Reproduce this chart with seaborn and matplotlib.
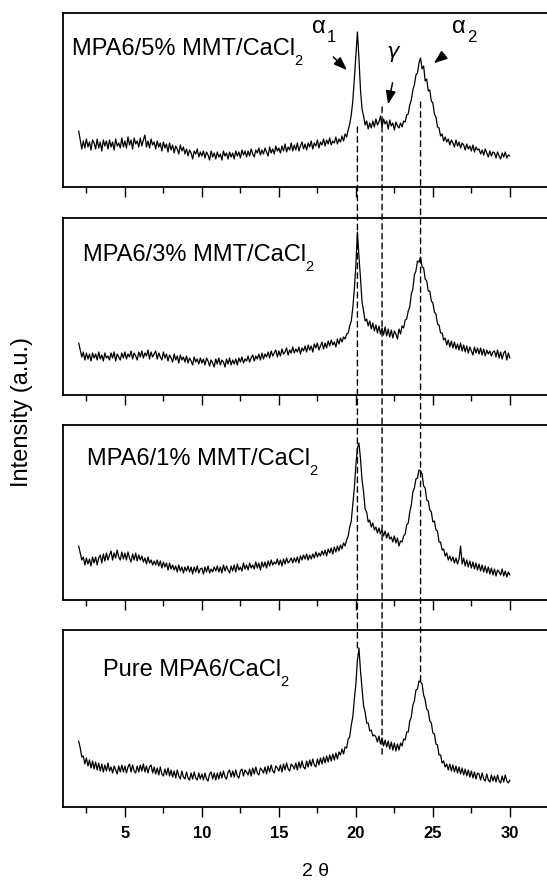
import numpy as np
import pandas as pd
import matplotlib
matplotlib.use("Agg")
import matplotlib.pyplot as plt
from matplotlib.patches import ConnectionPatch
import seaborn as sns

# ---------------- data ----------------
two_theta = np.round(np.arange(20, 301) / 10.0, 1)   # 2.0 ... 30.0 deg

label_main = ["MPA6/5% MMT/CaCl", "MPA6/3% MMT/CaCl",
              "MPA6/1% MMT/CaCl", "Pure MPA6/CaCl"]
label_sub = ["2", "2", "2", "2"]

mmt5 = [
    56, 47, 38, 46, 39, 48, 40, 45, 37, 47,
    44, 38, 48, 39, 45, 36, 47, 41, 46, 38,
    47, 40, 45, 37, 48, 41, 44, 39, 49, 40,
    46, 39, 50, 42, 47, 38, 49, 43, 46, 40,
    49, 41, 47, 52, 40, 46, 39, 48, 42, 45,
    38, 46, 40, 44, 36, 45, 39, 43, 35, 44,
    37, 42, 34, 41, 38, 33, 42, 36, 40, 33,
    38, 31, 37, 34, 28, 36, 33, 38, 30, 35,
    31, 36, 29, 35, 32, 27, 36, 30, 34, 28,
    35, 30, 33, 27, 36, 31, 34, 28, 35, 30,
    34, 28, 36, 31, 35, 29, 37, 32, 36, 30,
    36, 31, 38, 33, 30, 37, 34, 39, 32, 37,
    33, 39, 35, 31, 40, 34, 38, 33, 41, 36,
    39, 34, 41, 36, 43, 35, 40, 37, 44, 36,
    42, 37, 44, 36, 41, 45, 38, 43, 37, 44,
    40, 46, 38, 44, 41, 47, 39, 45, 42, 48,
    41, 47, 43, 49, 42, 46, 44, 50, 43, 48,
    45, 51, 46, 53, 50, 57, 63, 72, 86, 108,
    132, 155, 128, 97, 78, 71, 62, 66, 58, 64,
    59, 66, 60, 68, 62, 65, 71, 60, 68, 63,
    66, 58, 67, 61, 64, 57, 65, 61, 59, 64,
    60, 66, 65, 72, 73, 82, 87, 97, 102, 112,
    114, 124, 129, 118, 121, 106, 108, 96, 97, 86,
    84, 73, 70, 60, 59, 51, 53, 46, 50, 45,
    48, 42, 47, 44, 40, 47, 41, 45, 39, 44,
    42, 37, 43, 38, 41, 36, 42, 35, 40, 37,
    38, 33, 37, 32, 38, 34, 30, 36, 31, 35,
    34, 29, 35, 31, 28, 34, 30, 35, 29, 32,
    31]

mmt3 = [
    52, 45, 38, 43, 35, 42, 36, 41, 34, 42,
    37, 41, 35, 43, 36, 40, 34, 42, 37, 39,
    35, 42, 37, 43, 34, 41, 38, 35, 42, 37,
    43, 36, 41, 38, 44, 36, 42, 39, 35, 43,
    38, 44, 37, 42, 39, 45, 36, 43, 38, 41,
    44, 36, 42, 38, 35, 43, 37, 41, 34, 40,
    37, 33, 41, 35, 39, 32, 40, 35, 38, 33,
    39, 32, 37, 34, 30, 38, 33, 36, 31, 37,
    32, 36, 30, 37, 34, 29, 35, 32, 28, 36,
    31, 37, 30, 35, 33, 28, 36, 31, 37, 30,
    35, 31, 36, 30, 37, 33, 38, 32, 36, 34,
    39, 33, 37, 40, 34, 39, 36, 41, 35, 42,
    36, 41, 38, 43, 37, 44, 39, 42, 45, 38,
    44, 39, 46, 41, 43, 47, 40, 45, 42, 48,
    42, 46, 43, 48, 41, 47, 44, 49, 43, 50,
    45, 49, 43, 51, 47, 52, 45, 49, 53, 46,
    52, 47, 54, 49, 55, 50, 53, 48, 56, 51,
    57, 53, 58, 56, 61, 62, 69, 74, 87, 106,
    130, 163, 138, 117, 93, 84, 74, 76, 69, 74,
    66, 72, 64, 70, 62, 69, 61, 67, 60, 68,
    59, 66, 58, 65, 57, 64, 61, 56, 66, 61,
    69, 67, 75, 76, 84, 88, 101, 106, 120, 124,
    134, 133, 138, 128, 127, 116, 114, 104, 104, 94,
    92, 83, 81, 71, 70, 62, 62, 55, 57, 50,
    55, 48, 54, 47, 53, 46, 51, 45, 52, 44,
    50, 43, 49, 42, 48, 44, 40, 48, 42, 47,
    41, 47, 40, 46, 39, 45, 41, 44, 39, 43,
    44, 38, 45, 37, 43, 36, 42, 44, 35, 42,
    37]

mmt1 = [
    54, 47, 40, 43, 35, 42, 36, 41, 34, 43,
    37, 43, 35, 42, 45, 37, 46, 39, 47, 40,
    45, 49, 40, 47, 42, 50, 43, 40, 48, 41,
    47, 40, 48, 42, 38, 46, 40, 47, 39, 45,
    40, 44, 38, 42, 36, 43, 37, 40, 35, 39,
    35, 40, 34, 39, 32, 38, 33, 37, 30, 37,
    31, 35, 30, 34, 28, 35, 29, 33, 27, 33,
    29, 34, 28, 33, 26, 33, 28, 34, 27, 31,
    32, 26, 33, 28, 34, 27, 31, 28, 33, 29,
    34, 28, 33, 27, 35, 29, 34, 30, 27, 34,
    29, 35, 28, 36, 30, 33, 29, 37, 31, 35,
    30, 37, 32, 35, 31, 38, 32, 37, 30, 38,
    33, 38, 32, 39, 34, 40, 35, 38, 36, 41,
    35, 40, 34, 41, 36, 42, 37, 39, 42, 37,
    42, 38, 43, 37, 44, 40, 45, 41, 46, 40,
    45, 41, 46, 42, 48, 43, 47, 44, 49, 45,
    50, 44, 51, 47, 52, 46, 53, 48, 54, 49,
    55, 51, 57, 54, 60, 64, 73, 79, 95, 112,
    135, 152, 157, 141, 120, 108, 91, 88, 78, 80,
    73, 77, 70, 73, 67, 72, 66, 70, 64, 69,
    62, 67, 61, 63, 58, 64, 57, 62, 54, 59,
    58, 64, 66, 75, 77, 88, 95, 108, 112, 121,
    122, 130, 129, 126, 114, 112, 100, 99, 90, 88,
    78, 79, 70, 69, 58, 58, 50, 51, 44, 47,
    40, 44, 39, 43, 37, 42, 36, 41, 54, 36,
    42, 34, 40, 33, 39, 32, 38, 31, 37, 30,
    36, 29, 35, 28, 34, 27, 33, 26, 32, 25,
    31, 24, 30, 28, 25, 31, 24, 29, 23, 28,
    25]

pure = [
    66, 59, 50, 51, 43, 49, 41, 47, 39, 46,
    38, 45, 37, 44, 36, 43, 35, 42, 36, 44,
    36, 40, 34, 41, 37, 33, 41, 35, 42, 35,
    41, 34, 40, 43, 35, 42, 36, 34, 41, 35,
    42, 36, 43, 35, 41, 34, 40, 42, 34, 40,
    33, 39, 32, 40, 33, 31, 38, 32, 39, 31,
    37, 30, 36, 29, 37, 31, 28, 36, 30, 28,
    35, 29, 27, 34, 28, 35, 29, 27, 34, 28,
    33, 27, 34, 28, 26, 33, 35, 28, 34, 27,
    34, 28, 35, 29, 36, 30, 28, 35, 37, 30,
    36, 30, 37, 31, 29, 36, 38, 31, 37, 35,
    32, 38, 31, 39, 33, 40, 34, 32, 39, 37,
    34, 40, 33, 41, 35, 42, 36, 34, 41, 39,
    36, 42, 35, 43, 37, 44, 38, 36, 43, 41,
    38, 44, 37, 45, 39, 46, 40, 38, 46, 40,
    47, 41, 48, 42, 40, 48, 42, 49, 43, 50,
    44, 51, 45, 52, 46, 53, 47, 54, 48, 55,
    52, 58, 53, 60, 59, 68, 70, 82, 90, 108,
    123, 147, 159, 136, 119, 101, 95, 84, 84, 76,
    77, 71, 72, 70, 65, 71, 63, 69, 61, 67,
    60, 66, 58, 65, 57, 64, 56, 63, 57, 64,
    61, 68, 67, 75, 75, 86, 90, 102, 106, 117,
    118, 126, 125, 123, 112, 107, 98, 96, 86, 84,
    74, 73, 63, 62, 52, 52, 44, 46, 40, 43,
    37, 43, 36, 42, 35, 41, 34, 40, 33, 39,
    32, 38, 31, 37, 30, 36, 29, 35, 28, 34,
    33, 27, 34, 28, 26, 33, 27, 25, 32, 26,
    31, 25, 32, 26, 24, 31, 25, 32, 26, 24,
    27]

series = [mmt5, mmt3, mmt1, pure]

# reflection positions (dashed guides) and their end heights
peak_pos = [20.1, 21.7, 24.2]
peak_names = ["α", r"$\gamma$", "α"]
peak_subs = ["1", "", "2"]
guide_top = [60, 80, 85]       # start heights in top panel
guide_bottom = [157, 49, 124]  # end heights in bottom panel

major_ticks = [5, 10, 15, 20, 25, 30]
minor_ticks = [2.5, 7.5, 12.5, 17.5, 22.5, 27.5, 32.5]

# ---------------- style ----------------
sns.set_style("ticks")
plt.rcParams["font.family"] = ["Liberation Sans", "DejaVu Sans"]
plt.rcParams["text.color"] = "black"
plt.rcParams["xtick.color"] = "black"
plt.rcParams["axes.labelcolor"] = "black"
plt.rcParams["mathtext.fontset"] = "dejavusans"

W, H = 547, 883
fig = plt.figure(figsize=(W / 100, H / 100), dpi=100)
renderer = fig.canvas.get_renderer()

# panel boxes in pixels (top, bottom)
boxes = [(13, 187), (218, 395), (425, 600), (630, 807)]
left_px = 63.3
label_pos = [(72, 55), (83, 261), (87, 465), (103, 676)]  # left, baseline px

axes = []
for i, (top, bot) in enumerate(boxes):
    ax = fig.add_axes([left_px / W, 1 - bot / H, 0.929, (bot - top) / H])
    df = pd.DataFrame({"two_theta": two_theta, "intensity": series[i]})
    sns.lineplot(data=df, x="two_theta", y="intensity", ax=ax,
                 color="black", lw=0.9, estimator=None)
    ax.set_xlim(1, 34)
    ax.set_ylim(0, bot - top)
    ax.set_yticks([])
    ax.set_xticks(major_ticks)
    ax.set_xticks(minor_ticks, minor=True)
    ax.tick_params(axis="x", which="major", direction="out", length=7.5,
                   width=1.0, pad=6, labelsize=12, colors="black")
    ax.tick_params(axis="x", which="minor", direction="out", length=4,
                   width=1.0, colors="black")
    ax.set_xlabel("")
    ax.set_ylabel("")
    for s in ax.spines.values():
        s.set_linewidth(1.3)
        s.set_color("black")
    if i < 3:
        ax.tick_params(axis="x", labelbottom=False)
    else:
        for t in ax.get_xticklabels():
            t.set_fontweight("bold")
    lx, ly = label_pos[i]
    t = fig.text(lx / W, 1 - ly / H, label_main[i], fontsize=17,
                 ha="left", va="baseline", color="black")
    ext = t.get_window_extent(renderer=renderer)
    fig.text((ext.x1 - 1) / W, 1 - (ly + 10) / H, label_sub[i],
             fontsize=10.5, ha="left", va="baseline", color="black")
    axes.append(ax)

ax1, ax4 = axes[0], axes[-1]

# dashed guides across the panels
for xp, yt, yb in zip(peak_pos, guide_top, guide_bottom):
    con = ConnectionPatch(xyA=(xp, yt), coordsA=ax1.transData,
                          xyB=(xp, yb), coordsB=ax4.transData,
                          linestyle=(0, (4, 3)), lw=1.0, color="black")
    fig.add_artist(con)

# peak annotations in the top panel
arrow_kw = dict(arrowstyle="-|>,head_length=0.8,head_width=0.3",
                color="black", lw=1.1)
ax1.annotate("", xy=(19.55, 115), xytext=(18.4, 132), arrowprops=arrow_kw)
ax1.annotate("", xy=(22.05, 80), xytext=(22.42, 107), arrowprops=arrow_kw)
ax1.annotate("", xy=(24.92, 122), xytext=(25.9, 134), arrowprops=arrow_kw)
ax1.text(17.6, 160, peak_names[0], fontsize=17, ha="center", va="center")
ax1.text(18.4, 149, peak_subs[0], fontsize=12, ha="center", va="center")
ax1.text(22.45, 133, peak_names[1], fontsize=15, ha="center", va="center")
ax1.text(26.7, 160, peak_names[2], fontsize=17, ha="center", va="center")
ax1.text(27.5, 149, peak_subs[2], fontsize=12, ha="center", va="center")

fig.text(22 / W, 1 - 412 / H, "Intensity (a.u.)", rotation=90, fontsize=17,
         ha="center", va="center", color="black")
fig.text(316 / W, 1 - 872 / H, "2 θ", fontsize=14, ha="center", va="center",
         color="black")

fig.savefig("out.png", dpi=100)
◆ ◆ ◆
→ Aim of the exercise: Go through the lines above. Select every one that has the string "seaborn".

→ Output for this exercise:
Reproduce this chart with seaborn and matplotlib.
import seaborn as sns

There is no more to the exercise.